W jednym przypadku (europoseł Marek Migalski) prawie mi się to udało... Do partyjnych pierwszych szeregów ciągle nie mogę dotrzeć, ale... pojawiła się nowa nadzieja! Moją prawyborczą propozycję poparła pani profesor Jadwiga Staniszkis!
- Byłoby naprawdę fantastycznie, gdyby PiS też zrobił prawybory. Gdybym była Jarosławem Kaczyńskim, teraz dzwoniłabym do Lecha Kaczyńskiego i mówiła: Leszek, robimy prawybory - stwierdziła w rozmowie z dziennikiem "Polska The Times" profesor Jadwiga Staniszkis. Jej zdaniem mogliby w nich, obok Lecha Kaczyńskiego, wystartować Zbigniew Romaszewski i Jan Olszewski.
OK. PIerwsze lody puściły... Teraz ten pomysł na pewno dotrze do pałacu prezydenckiego i partyjnych speców od marketingu.
Być może pan Prezydent rozmawiał już z panem Prezesem, a pan "Misiek" Kamiński z panem Adamem Bielanem pewnie już sprawę analizują... I mówią sobie: "Prawybory? Śladami PO? To byłoby wtórne". Otóż to, panowie "Ocieplacze"! Otóż to! W prawyborach musicie zawalczyć nieco inną bronią.
Co się obaj tak patrzycie jakbym Wam kazał wejść do ringu?
Czyście nigdy nie słyszeli o "bezmarketingowym" marketingu?

(fot. Marcin Łobaczewski, źródło: Fotorzepa)
To mają być prawybory, w których Wy wykażecie, że chcecie iść w przeciwną stronę niż Wasi koledzy z PO. Żadnej ucieczki w marketing i słodkie misiaczkowe pierdzenie!

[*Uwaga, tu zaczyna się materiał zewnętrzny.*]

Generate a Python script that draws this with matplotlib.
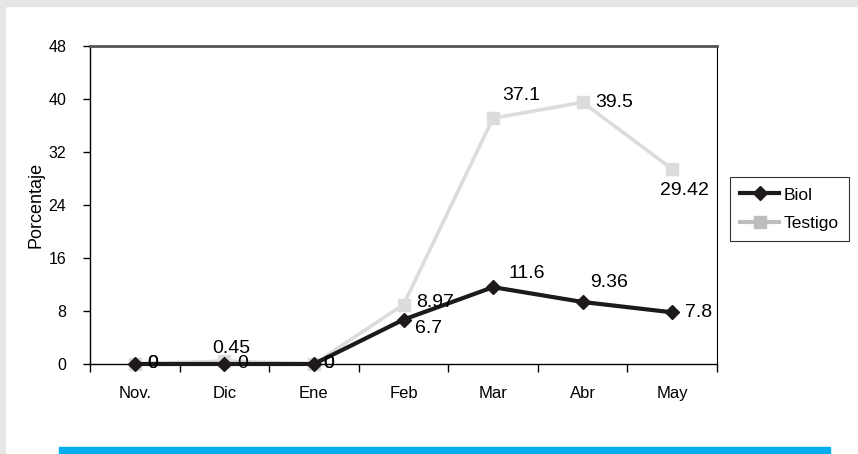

Odwrotnie: prawda i same konkrety :) Już Wam się to podoba, co?
Na początek podaję Wam kilka hasłowych przykładów antymarketingowych przesłań dla różnych polityków:
Pan Prezydent:"Jestem niski, nie umiem grać w piłkę, ale jestem uczciwy".
Pan Rzecznik Adam Bielan: "Nie mam tak bujnej czupryny jak Sławek Nowak, no dobra... jestem łysy... ale w debacie prowadzonej przeze mnie kandydaci nie będą czytali z kartek".
Pani posłanka Natali - Świat: "Mam grubsze nogi od Joanny Muchy, ale wiem w jaki sposób powstrzymać wzrost zadłużenia finansów publicznych".
Pan poseł Ziobro: "W mediach nie opowiadam tak często o korupcji jak Julia Pitera, ale projekt ustawy antykorupcyjnej mam już od dawna przygotowany".
Panowie, załapaliście...?
Retorycznie pytałem. Wiem, że załapaliście... To co? Weźmiecie się do roboty? Będą te prawybory? Czy dalej słodkie nieróbstwo i "ocieplanie" wizerunku?